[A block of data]
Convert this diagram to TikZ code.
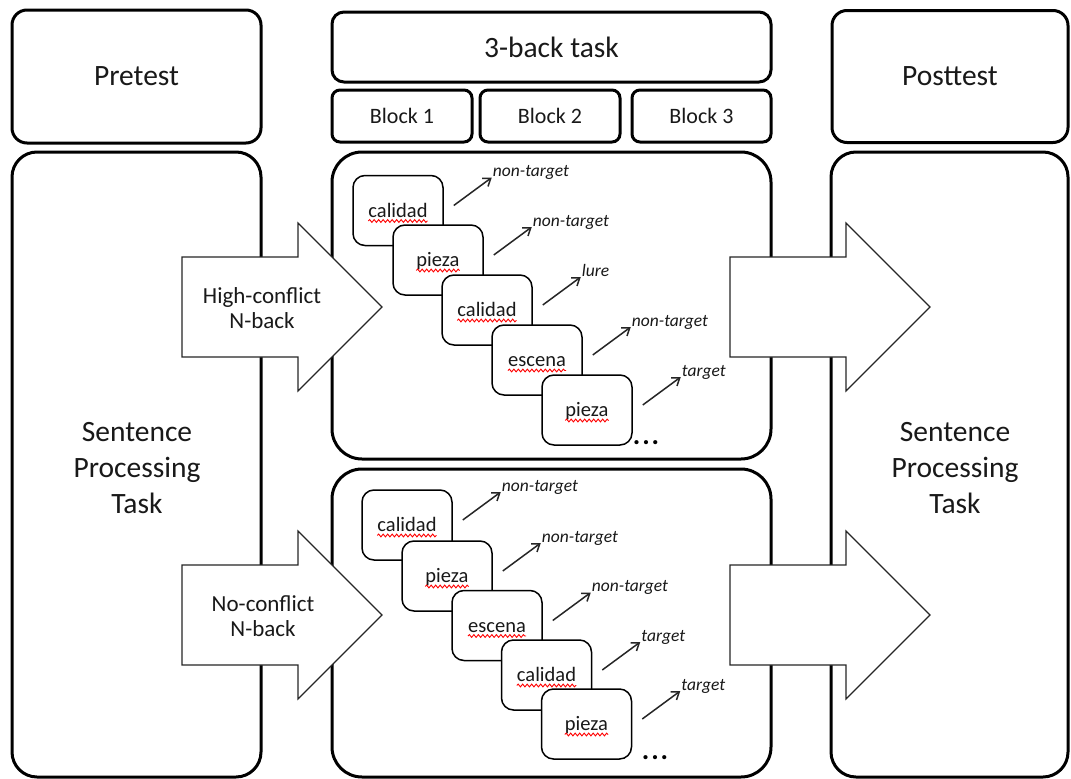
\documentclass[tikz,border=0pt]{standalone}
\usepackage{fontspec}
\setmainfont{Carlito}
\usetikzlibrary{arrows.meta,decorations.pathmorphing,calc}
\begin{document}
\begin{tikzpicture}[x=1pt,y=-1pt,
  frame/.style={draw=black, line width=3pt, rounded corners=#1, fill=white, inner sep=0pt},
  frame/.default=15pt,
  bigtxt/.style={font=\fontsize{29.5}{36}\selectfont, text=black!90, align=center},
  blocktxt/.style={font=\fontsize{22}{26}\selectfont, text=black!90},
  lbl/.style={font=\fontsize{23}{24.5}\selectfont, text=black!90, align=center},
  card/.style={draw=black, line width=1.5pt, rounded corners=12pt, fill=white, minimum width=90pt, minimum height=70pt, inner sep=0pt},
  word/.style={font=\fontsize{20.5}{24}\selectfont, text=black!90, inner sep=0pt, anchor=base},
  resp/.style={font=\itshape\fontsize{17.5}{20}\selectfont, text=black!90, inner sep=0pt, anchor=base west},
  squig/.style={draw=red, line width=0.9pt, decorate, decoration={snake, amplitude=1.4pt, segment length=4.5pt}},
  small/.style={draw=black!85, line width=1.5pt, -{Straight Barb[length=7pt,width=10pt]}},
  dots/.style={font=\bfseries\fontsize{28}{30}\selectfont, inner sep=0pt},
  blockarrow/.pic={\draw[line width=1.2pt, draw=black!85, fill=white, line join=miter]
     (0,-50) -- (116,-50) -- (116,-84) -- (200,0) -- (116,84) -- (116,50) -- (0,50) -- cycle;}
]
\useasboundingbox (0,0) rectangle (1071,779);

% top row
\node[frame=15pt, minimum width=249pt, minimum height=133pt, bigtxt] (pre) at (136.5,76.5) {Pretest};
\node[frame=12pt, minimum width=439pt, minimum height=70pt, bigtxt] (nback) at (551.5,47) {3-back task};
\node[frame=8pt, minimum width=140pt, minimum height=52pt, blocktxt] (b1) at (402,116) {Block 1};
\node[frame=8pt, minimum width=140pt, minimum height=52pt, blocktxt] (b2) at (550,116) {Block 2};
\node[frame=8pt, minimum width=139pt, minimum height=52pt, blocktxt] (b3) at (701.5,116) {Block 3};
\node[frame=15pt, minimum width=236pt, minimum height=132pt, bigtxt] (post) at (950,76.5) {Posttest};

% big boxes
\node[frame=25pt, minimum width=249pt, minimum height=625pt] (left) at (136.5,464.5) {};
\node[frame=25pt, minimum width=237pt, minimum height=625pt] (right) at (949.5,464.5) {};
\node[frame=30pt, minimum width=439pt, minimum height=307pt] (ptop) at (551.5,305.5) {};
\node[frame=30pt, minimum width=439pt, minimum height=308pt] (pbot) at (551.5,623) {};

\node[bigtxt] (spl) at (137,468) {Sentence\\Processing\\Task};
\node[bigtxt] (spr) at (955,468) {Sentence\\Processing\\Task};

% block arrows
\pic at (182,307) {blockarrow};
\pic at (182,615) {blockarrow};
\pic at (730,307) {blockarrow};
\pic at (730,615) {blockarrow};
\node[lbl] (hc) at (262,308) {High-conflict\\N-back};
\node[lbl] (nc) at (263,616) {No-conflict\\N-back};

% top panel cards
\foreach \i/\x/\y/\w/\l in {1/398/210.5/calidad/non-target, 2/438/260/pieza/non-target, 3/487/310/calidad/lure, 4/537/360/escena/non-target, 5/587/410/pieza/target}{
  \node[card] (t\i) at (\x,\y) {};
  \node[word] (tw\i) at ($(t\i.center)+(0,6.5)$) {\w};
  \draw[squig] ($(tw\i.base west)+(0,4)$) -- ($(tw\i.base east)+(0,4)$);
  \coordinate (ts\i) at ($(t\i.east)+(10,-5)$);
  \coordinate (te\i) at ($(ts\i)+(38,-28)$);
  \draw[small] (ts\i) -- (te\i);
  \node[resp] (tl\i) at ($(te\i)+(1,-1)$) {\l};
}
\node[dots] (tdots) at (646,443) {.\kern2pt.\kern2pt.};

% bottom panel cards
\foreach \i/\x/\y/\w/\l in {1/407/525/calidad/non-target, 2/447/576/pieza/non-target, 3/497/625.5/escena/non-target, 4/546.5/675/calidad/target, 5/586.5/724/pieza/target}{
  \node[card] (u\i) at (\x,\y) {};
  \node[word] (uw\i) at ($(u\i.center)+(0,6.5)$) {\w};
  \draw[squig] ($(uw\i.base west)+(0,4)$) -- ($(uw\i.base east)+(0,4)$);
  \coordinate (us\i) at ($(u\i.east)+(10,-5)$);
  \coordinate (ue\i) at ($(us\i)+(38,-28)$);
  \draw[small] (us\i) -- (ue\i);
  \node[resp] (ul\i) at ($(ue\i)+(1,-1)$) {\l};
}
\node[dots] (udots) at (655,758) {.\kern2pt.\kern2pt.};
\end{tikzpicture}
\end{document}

--

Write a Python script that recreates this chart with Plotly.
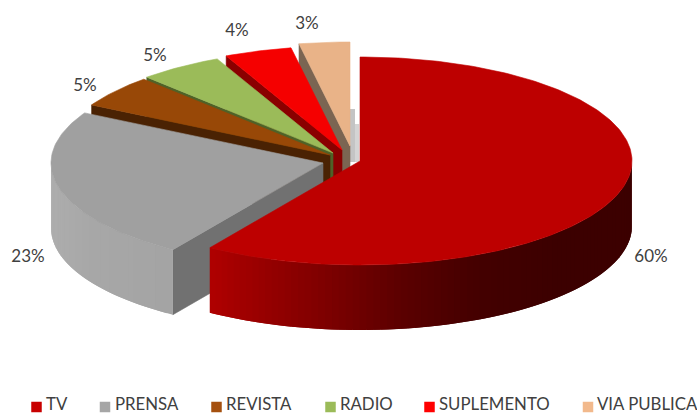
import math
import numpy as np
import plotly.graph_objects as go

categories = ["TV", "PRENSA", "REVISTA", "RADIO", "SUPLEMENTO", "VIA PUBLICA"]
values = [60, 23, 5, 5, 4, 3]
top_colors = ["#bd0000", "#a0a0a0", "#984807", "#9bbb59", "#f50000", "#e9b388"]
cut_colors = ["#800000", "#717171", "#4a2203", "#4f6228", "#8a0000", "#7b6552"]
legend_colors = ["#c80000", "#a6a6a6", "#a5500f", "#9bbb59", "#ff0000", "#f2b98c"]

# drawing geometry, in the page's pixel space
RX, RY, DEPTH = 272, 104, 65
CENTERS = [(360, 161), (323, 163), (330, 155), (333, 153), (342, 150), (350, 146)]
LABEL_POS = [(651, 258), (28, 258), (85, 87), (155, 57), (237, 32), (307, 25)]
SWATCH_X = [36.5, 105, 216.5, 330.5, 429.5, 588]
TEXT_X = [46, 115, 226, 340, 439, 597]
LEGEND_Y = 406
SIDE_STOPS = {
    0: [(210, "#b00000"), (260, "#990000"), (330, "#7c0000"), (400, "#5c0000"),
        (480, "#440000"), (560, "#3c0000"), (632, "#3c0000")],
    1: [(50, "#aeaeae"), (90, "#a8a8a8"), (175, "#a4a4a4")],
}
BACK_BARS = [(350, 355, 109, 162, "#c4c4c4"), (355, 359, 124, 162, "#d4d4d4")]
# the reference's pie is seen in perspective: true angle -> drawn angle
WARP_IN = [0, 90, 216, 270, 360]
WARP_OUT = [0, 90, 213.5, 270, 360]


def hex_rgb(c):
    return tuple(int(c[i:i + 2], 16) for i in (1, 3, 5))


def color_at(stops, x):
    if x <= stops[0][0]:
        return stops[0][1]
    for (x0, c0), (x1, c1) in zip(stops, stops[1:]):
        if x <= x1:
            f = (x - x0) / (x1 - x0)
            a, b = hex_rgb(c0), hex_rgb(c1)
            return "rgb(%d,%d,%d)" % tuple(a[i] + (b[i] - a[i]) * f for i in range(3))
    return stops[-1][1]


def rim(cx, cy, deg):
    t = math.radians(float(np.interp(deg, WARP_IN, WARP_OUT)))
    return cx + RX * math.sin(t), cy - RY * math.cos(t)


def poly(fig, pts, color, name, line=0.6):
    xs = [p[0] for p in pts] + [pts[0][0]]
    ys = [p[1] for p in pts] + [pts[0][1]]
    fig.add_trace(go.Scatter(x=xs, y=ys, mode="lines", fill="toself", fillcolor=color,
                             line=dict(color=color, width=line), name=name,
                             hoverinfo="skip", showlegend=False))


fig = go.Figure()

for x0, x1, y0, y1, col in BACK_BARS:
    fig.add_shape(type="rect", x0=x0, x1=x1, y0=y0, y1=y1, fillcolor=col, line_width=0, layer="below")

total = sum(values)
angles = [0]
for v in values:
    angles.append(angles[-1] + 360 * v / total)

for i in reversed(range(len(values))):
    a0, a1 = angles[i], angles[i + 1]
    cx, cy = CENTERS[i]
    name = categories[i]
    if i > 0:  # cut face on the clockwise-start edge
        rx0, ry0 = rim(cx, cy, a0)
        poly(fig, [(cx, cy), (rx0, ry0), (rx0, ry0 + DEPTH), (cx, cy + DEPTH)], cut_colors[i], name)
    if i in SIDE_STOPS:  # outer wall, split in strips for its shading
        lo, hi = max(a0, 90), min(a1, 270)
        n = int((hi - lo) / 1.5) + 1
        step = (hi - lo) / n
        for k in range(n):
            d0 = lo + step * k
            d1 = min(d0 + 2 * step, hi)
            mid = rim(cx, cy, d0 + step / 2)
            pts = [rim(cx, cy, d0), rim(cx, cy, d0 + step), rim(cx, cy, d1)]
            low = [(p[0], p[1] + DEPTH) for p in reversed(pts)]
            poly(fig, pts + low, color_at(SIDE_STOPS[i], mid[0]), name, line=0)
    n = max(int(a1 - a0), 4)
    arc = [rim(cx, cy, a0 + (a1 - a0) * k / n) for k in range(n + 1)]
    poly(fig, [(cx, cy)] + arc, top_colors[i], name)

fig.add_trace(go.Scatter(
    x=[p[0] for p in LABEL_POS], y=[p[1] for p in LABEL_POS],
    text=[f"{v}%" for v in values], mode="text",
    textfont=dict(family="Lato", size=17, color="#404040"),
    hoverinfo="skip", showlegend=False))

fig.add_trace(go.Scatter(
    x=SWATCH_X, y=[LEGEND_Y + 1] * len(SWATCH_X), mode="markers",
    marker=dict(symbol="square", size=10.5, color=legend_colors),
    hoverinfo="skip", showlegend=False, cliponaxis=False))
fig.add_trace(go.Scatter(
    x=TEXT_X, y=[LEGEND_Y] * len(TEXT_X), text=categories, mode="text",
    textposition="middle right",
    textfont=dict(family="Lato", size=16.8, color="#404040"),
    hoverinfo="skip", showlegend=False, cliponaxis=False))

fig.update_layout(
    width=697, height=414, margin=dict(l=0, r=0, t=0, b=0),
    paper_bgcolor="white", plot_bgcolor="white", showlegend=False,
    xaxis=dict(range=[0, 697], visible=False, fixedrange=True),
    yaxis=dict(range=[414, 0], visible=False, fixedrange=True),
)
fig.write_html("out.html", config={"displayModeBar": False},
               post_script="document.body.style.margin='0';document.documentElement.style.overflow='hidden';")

--

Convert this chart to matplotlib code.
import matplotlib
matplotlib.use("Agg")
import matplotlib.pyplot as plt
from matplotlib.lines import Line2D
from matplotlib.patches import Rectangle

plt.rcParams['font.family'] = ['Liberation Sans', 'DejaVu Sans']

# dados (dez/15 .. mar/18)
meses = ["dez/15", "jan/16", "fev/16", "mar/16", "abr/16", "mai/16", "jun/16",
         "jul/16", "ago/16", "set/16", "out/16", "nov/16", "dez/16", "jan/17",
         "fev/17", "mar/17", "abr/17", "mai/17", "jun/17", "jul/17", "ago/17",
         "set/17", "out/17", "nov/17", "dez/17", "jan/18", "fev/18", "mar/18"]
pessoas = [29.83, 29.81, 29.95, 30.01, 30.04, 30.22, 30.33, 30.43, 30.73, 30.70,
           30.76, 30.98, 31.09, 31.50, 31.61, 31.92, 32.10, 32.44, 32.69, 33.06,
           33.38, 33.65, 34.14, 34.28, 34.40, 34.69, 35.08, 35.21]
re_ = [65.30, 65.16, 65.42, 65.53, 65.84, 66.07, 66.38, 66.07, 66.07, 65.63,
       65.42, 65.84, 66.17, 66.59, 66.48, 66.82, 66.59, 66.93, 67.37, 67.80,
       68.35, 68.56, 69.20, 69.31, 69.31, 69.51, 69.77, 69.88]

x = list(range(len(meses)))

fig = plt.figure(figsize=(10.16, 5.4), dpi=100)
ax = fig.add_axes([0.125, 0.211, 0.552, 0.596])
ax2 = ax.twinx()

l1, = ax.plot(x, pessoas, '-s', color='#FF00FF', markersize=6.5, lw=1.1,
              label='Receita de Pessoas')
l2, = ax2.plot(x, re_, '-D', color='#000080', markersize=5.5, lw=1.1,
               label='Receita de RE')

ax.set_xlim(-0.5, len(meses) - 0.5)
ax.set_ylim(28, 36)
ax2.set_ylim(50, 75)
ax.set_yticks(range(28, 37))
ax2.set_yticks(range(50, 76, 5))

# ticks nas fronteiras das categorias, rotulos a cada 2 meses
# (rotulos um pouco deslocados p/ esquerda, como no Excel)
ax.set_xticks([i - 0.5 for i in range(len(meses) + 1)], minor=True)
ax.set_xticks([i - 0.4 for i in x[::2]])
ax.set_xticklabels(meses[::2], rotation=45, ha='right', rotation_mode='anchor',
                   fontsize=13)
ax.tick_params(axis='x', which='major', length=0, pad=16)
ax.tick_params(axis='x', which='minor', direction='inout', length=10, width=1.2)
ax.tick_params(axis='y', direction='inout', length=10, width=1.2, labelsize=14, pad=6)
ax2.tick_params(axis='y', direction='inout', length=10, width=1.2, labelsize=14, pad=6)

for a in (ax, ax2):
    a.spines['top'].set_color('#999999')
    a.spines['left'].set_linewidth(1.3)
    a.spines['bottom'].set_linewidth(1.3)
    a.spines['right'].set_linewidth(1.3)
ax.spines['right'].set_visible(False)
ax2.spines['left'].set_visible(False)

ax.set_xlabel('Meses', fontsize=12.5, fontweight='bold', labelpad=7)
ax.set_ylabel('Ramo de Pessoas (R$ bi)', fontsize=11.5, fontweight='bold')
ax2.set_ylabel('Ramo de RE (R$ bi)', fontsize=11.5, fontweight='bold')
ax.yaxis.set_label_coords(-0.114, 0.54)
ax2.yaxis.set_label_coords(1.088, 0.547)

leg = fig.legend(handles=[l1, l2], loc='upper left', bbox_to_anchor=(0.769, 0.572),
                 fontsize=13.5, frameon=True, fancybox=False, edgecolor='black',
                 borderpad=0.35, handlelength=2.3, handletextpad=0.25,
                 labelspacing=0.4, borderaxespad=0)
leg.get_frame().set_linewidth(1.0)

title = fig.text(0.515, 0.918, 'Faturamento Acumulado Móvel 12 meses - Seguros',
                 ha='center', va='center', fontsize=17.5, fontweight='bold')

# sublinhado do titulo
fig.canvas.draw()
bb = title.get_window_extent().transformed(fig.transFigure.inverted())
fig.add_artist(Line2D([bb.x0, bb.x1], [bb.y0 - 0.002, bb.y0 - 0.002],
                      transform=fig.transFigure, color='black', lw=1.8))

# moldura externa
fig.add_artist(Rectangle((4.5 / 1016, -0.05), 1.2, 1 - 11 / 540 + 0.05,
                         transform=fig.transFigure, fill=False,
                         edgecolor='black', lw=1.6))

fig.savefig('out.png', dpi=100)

__EXERCISE__:
Repeat exactly the lines from the one containing "Convert this chart to matplotlib code." to the one containing "ax2 = ax.twinx()", both lines included, and nothing else.

__FINAL ANSWER__:
Convert this chart to matplotlib code.
import matplotlib
matplotlib.use("Agg")
import matplotlib.pyplot as plt
from matplotlib.lines import Line2D
from matplotlib.patches import Rectangle

plt.rcParams['font.family'] = ['Liberation Sans', 'DejaVu Sans']

# dados (dez/15 .. mar/18)
meses = ["dez/15", "jan/16", "fev/16", "mar/16", "abr/16", "mai/16", "jun/16",
         "jul/16", "ago/16", "set/16", "out/16", "nov/16", "dez/16", "jan/17",
         "fev/17", "mar/17", "abr/17", "mai/17", "jun/17", "jul/17", "ago/17",
         "set/17", "out/17", "nov/17", "dez/17", "jan/18", "fev/18", "mar/18"]
pessoas = [29.83, 29.81, 29.95, 30.01, 30.04, 30.22, 30.33, 30.43, 30.73, 30.70,
           30.76, 30.98, 31.09, 31.50, 31.61, 31.92, 32.10, 32.44, 32.69, 33.06,
           33.38, 33.65, 34.14, 34.28, 34.40, 34.69, 35.08, 35.21]
re_ = [65.30, 65.16, 65.42, 65.53, 65.84, 66.07, 66.38, 66.07, 66.07, 65.63,
       65.42, 65.84, 66.17, 66.59, 66.48, 66.82, 66.59, 66.93, 67.37, 67.80,
       68.35, 68.56, 69.20, 69.31, 69.31, 69.51, 69.77, 69.88]

x = list(range(len(meses)))

fig = plt.figure(figsize=(10.16, 5.4), dpi=100)
ax = fig.add_axes([0.125, 0.211, 0.552, 0.596])
ax2 = ax.twinx()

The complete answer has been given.